_LISTED ENTRIES_.
------------------------------------------------------------

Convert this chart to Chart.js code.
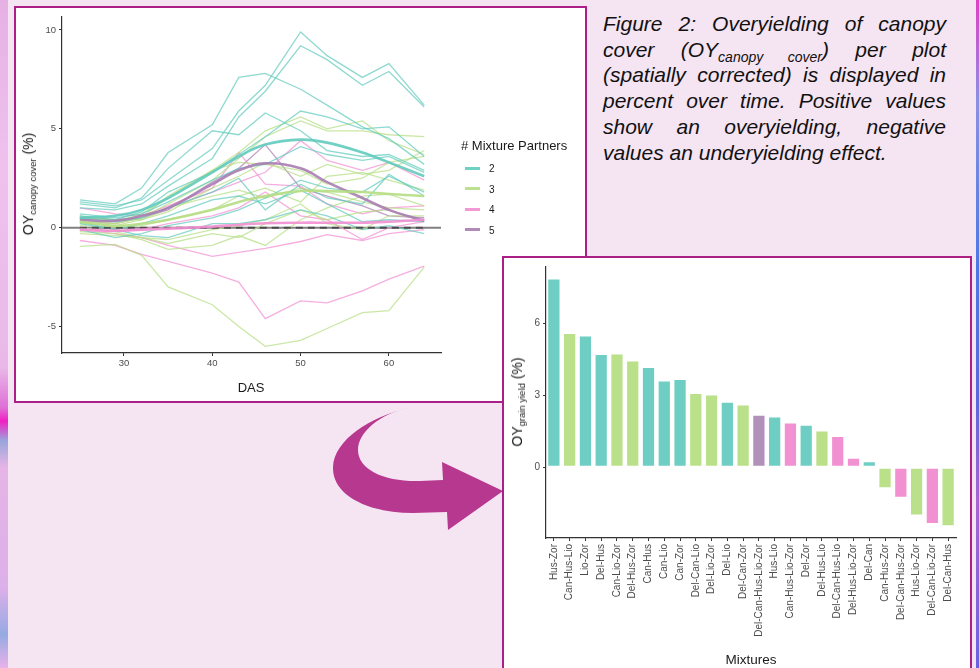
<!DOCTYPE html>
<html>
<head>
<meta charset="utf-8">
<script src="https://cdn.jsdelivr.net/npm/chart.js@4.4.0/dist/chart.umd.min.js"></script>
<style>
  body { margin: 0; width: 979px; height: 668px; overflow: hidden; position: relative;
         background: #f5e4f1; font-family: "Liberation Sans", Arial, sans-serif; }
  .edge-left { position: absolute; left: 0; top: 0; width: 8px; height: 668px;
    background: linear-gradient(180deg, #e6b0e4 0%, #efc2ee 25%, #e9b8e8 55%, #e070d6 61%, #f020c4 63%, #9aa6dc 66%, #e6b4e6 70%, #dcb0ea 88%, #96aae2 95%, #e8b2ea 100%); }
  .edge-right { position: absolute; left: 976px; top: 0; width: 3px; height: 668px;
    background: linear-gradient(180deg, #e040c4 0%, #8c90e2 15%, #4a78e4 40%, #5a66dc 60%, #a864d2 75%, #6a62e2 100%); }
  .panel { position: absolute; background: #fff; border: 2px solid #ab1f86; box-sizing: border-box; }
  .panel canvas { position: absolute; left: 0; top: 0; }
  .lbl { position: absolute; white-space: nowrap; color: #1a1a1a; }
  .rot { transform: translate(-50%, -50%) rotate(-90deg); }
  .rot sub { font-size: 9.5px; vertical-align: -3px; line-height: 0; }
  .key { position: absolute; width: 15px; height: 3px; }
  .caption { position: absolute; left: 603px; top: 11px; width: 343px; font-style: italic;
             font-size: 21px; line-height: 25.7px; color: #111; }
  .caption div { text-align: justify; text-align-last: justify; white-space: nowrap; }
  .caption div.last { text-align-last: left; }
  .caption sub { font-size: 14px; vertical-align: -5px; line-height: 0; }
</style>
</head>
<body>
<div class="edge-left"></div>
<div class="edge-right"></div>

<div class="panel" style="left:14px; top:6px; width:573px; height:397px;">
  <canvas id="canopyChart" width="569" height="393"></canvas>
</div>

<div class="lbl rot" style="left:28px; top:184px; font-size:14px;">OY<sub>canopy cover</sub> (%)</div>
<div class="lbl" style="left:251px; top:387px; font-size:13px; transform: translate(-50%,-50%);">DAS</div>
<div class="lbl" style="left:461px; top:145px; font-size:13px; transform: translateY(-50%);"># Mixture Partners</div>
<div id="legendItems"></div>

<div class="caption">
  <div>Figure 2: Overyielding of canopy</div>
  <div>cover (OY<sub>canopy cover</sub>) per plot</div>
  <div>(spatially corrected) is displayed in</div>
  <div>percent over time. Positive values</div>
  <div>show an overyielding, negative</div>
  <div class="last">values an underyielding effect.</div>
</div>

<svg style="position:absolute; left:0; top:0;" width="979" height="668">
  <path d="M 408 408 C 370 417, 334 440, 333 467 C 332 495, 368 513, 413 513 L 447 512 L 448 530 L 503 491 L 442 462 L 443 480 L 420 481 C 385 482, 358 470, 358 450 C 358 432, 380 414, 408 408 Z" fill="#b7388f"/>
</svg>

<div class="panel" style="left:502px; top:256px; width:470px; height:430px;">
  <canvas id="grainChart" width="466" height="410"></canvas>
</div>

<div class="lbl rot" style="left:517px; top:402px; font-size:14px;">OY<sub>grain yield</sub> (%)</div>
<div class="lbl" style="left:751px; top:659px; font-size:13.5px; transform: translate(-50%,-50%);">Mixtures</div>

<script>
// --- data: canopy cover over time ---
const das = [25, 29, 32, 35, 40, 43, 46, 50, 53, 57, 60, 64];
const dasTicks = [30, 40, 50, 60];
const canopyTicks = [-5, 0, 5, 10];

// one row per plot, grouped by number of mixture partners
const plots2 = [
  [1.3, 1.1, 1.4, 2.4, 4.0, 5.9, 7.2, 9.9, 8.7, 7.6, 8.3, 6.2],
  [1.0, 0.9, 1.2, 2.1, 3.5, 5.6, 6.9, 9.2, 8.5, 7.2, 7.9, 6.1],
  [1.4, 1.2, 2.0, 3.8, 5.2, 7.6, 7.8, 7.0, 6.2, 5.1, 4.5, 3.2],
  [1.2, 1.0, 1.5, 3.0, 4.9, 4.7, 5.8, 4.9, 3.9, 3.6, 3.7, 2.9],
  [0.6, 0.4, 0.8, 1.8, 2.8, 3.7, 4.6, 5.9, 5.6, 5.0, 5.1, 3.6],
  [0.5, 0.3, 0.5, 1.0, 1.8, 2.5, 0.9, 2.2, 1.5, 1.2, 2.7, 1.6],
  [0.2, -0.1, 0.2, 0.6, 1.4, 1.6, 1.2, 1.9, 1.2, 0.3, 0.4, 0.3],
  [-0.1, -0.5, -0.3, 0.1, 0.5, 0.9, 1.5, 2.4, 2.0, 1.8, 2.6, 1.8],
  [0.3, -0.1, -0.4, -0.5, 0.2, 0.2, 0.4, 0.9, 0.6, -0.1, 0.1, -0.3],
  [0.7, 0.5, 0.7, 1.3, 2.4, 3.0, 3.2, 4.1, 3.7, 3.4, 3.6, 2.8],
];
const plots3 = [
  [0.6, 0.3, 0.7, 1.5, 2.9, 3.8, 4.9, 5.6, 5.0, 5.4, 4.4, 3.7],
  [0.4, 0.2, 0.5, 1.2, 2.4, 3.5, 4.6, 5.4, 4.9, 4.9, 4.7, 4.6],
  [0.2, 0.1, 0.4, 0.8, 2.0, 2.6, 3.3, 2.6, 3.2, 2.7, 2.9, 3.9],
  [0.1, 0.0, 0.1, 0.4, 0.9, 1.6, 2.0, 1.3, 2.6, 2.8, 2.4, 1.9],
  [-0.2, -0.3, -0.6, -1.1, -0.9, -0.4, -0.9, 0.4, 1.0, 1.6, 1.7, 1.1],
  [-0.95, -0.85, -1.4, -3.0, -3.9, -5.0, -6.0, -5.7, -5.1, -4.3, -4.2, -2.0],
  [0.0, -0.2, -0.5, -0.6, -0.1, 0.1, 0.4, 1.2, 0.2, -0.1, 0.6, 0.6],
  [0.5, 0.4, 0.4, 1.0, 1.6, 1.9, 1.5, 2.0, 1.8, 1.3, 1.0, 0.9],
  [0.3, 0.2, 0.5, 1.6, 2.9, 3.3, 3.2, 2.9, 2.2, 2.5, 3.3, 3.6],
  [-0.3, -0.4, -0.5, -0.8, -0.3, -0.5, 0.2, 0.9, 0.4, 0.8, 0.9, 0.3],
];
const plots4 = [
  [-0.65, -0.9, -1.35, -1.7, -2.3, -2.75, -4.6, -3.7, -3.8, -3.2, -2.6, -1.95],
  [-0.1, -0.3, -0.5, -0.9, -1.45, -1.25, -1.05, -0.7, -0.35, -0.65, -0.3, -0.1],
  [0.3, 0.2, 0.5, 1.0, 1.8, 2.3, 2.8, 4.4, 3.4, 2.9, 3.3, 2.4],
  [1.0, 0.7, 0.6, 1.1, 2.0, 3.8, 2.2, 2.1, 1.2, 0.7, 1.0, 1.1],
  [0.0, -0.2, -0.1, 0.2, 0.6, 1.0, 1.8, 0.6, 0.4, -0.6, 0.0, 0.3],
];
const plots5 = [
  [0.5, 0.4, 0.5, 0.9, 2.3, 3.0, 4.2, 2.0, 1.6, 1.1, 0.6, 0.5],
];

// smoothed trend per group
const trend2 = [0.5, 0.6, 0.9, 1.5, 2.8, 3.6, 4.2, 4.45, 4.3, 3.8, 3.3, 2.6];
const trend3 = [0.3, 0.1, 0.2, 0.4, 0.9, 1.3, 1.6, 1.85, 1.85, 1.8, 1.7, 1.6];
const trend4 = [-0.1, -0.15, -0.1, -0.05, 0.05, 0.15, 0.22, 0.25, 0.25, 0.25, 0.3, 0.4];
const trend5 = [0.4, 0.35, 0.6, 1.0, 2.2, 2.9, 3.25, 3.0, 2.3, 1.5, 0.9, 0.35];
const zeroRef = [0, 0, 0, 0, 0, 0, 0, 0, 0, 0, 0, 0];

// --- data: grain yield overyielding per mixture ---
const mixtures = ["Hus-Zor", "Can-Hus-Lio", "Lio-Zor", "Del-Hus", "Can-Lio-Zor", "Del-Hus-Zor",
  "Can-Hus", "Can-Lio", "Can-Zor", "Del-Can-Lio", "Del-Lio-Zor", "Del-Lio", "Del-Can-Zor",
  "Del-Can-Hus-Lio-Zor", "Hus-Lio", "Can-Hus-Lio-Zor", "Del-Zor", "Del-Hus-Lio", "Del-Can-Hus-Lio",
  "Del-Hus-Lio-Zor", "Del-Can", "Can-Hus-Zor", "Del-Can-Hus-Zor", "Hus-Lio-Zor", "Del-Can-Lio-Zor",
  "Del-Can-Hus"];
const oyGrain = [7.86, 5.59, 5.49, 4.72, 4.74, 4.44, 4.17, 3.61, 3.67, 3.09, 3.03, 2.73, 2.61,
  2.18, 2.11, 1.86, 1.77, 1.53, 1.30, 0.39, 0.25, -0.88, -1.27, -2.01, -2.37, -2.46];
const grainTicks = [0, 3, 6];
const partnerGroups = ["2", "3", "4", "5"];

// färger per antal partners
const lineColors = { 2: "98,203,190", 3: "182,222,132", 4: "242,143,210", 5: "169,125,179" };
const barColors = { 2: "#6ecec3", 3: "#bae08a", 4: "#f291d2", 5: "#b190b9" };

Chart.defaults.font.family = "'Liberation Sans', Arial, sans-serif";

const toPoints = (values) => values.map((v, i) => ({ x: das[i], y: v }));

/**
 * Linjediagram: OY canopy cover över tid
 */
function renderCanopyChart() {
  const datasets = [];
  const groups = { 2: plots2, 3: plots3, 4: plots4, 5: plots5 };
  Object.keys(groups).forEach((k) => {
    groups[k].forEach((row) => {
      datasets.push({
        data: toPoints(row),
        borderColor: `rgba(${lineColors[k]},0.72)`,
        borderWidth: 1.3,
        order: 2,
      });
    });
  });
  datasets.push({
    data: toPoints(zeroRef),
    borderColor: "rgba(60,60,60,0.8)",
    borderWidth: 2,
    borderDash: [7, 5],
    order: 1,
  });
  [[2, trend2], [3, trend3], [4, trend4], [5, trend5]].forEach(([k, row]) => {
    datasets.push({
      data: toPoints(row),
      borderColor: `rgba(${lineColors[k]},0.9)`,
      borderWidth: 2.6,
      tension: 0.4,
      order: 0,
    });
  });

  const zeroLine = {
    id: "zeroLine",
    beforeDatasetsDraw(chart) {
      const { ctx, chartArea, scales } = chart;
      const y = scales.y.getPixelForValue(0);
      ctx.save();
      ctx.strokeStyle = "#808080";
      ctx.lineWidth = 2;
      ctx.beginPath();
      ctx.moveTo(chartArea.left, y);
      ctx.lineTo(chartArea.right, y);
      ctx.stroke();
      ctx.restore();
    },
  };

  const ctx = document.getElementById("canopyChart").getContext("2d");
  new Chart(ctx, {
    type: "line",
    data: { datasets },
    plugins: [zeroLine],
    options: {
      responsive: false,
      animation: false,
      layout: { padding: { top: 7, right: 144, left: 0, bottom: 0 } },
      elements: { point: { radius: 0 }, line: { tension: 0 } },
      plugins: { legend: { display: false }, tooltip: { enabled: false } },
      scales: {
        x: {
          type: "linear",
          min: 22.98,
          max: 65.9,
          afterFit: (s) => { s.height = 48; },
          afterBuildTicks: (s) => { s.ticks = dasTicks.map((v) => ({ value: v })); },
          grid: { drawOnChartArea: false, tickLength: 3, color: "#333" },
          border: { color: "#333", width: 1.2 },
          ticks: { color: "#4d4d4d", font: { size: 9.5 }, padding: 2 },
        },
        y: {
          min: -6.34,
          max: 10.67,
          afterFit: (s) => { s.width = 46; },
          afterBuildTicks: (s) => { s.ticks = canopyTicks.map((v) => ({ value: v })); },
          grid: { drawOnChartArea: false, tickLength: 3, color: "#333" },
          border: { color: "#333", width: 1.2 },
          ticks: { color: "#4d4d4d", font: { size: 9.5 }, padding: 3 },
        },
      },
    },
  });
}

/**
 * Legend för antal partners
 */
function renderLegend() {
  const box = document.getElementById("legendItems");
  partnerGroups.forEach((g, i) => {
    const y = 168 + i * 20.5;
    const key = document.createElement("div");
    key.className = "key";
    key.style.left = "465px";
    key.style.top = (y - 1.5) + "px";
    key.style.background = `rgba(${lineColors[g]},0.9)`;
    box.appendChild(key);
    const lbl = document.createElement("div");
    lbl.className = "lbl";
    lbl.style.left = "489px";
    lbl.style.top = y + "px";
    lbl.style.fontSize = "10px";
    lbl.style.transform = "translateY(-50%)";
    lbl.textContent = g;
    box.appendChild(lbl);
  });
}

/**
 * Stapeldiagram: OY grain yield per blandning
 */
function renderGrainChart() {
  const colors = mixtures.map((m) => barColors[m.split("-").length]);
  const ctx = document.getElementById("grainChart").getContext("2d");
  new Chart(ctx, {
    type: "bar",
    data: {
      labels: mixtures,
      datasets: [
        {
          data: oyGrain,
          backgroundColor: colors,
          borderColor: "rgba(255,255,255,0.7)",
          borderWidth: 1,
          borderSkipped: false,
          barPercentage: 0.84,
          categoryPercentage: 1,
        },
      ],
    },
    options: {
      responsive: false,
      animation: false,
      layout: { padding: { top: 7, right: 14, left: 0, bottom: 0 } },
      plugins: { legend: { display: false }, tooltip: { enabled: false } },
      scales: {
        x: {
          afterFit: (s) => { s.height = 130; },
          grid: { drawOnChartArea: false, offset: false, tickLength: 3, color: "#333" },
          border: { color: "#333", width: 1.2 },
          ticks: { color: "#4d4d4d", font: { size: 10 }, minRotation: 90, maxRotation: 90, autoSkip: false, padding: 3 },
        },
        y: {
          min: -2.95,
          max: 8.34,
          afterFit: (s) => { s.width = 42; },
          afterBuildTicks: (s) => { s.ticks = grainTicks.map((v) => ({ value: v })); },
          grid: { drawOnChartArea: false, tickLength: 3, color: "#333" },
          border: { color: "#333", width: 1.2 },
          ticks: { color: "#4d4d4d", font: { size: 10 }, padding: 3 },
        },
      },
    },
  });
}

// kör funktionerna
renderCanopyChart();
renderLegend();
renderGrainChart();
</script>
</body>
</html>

------------------------------------------------------------

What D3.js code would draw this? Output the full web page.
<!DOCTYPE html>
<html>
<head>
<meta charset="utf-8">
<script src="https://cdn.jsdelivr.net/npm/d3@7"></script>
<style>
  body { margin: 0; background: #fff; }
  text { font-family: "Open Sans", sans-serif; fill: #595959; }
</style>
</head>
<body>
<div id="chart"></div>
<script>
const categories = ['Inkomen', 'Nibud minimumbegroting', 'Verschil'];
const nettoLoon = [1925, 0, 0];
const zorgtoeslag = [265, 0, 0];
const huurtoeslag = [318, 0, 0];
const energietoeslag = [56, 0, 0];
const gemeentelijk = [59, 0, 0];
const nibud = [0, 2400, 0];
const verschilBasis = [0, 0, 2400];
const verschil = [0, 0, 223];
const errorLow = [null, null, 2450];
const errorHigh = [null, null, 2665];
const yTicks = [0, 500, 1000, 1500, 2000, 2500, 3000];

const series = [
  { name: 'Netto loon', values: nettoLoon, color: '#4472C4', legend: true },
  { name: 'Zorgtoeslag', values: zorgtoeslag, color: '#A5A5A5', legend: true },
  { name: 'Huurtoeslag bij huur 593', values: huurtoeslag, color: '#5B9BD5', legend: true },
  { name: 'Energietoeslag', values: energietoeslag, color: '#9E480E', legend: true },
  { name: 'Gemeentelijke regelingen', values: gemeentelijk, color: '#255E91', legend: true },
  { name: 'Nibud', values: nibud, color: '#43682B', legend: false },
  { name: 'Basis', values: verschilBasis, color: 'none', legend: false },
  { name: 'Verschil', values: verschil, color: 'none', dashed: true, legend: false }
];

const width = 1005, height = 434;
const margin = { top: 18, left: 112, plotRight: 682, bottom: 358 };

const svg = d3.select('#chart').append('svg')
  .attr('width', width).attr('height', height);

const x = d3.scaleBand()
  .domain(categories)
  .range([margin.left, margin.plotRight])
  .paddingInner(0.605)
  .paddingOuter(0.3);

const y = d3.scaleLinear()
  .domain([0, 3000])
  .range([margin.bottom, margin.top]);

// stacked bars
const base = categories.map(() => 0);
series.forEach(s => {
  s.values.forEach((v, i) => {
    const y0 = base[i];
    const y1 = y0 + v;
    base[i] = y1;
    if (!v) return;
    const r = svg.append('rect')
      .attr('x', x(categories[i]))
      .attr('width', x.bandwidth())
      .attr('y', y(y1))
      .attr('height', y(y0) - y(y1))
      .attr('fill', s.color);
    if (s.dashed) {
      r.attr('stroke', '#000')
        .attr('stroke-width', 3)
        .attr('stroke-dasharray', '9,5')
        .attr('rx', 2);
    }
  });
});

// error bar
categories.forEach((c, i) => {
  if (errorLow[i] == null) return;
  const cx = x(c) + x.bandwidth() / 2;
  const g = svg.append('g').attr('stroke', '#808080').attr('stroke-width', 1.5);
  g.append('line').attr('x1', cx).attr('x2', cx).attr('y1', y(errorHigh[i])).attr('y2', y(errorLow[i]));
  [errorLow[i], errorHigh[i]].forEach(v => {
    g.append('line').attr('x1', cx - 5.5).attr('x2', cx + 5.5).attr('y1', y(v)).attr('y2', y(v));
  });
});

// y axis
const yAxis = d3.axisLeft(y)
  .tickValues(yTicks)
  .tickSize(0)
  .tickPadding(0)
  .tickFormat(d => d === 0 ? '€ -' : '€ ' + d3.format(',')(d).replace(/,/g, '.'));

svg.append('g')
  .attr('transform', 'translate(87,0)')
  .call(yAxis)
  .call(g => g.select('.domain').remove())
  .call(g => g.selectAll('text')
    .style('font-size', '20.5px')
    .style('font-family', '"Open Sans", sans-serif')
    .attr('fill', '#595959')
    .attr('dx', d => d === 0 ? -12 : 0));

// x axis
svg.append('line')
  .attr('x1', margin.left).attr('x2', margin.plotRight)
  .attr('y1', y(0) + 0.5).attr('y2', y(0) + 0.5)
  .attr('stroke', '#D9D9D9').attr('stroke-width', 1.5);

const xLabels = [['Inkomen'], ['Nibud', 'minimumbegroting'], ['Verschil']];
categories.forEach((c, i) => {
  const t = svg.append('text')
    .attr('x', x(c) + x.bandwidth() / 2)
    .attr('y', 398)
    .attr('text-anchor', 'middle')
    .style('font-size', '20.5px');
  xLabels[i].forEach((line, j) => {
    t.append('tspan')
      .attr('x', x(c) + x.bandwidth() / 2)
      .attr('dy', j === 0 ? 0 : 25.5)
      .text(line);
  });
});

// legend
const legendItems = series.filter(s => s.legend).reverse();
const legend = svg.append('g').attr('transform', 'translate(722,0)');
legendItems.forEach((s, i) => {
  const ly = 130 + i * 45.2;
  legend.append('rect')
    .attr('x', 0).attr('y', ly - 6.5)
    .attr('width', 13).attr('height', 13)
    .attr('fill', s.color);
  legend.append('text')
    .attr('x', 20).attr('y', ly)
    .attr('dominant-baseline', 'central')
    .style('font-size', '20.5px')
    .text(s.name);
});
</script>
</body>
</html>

------------------------------------------------------------

_REQUIREMENT_. Gather and copy every line of the data in which the string "code" is found.

_TASK RESULT_.
Convert this chart to Chart.js code.
What D3.js code would draw this? Output the full web page.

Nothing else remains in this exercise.